The split between rich and poor shows up in the numbers. Delinquencies on auto loans, credit cards, and home equity lines all went up. Mortgage payment problems are getting worse too.

Low-income neighborhoods are getting hammered. Delinquency rates there run much higher than the national average, Fed researchers found.

Consumer confidence drops as reality sets in

A Monday survey from the New York Fed backs this up. Fewer Americans think their finances will improve over the next year. More expect things to get worse.

About 175 million Americans have credit cards. Around 60% don’t pay off the full balance each month, which means they’re paying interest charges that average around 20%.
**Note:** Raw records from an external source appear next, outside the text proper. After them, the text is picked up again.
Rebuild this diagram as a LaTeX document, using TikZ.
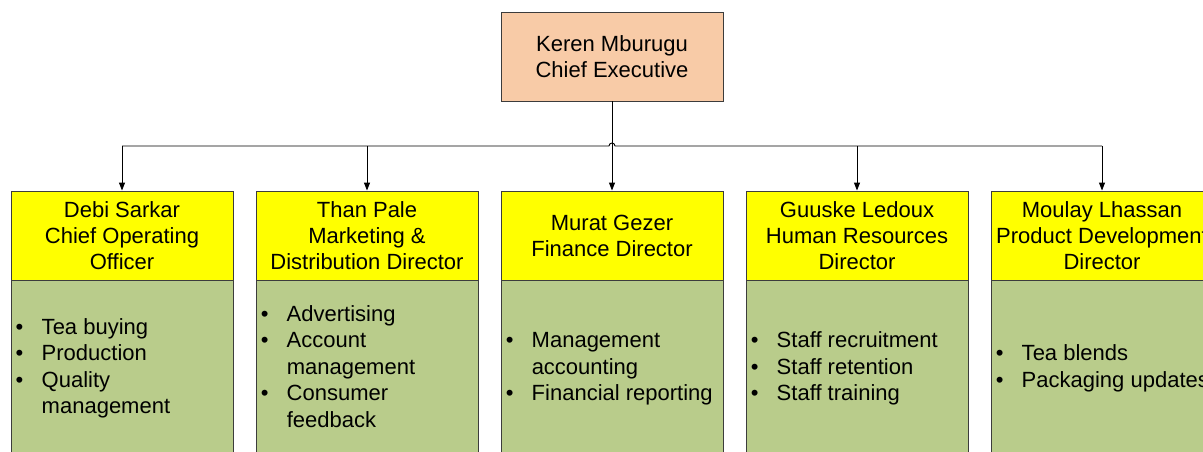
\documentclass[tikz,border=0pt]{standalone}
\usepackage{fontspec}
\setmainfont{Liberation Sans}
\usetikzlibrary{arrows.meta}

\definecolor{ceofill}{RGB}{248,203,167}
\definecolor{headfill}{RGB}{255,255,0}
\definecolor{dutyfill}{RGB}{185,204,139}
\definecolor{boxline}{RGB}{60,60,60}

\tikzset{
    box/.style={draw=boxline, line width=0.9pt, minimum width=222pt, minimum height=89pt,
        inner sep=0pt, align=center, font=\fontsize{22}{26}\selectfont},
    ceo/.style={box, fill=ceofill},
    head/.style={box, fill=headfill},
    duty/.style={box, fill=dutyfill, minimum height=176pt, anchor=north},
    list/.style={inner sep=0pt, anchor=west, font=\fontsize{22}{26.5}\selectfont},
    link/.style={draw=black, line width=0.9pt},
    arrow/.style={link, -{Triangle[length=8pt,width=6pt]}}
}
\newcommand{\itm}{\makebox[26pt][l]{\textbullet}}
\newcommand{\cont}{\hspace{26pt}}

\begin{document}
\begin{tikzpicture}[x=1pt, y=-1pt]
    \clip (0, 0) rectangle (1203, 452);

    \node[ceo] (ceo) at (612, 56.5) {Keren Mburugu\\Chief Executive};

    \node[head] (coo) at (122, 235.5) {Debi Sarkar\\Chief Operating\\Officer};
    \node[head] (mkt) at (367, 235.5) {Than Pale\\Marketing \&\\Distribution Director};
    \node[head] (fin) at (612, 235.5) {Murat Gezer\\Finance Director};
    \node[head] (hr) at (857, 235.5) {Guuske Ledoux\\Human Resources\\Director};
    \node[head] (prod) at (1102, 235.5) {Moulay Lhassan\\Product Development\\Director};

    \node[duty] (coo duty) at (coo.south) {};
    \node[duty] (mkt duty) at (mkt.south) {};
    \node[duty] (fin duty) at (fin.south) {};
    \node[duty] (hr duty) at (hr.south) {};
    \node[duty] (prod duty) at (prod.south) {};

    % bullet lists
    \node[list, right=5pt] at (coo duty.west) {%
        \begin{tabular}{@{}l@{}}
        \itm Tea buying\\ \itm Production\\ \itm Quality\\ \cont management
        \end{tabular}};
    \node[list, right=5pt] at (mkt duty.west) {%
        \begin{tabular}{@{}l@{}}
        \itm Advertising\\ \itm Account\\ \cont management\\ \itm Consumer\\ \cont feedback
        \end{tabular}};
    \node[list, right=5pt] at (fin duty.west) {%
        \begin{tabular}{@{}l@{}}
        \itm Management\\ \cont accounting\\ \itm Financial reporting
        \end{tabular}};
    \node[list, right=5pt] at (hr duty.west) {%
        \begin{tabular}{@{}l@{}}
        \itm Staff recruitment\\ \itm Staff retention\\ \itm Staff training
        \end{tabular}};
    \node[list, right=5pt] at (prod duty.west) {%
        \begin{tabular}{@{}l@{}}
        \itm Tea blends\\ \itm Packaging updates
        \end{tabular}};

    % reporting lines
    \coordinate (bus) at (612, 146);
    \draw[link] (ceo.south) -- (bus);
    \draw[link] (coo.north |- bus) -- ([xshift=-3pt]bus)
        arc[start angle=180, end angle=0, radius=3pt] -- (prod.north |- bus);
    \draw[arrow] (coo.north |- bus) -- (coo.north);
    \draw[arrow] (mkt.north |- bus) -- (mkt.north);
    \draw[arrow] (bus) -- (fin.north);
    \draw[arrow] (hr.north |- bus) -- (hr.north);
    \draw[arrow] (prod.north |- bus) -- (prod.north);
\end{tikzpicture}
\end{document}
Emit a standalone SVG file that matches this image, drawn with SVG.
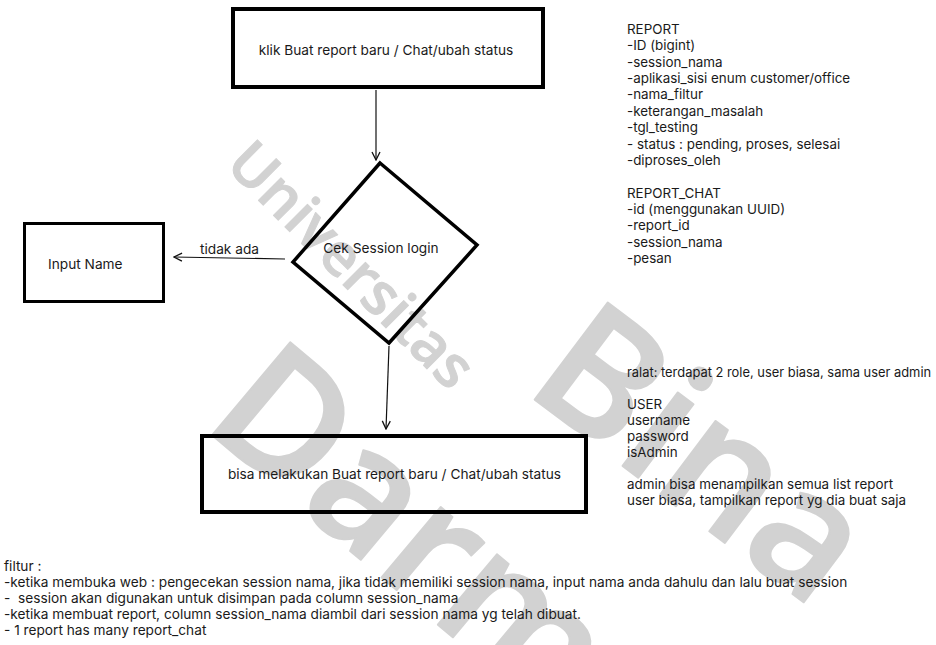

Debt management company Achieve released findings Monday showing 55% of cardholders use credit to cover basics like groceries and utilities. The survey of 2,000 people found many have to choose between paying credit cards and buying necessities.

“This is what the K-shaped economy looks like in the real world,” said Andrew Housser, who runs Achieve. “There’s an affluent half of the population whose financial lives aren’t disrupted by momentary inconveniences. But for everyone else, financial triage and tradeoffs are a way of life.”

He added “The longer this persists, the more the gap widens.”

How rate caps could reshape credit access

President Donald Trump recently proposed capping credit card rates at 10% temporarily. For the 60% of cardholders paying interest, this could cut their costs in half. As Cryptopolitan reported on Trump’s executive action to cap card interest rates, the plan targets what the administration calls predatory lending by big banks.

Banks aren’t having it. Industry leaders say they’ll fight any price controls, just like they blocked the Consumer Financial Protection Bureau’s attempt to limit late fees last year. Wall Street blasted Trump’s 10% cap proposal, with major banks warning about reduced credit access.

JPMorgan CEO Jamie Dimon called Trump’s card rate cap an “economic disaster” in earlier Cryptopolitan coverage, saying it would force banks to cut off credit to millions.

Wages haven’t kept up with living costs. Inflation ate savings. The job market started showing problems. People used credit cards when paychecks came up short.

Two things could happen now. If Trump’s rate cap somehow passes despite bank pushback, millions of borrowers get relief. But banks might tighten credit standards, making cards harder to get for people who need them.

More likely, nothing changes. That means more families falling behind, more delinquencies, and a bigger gap between those who can handle economic problems and those who can’t. Without policy changes or higher wages, expect that $1.28 trillion number to keep growing through 2026.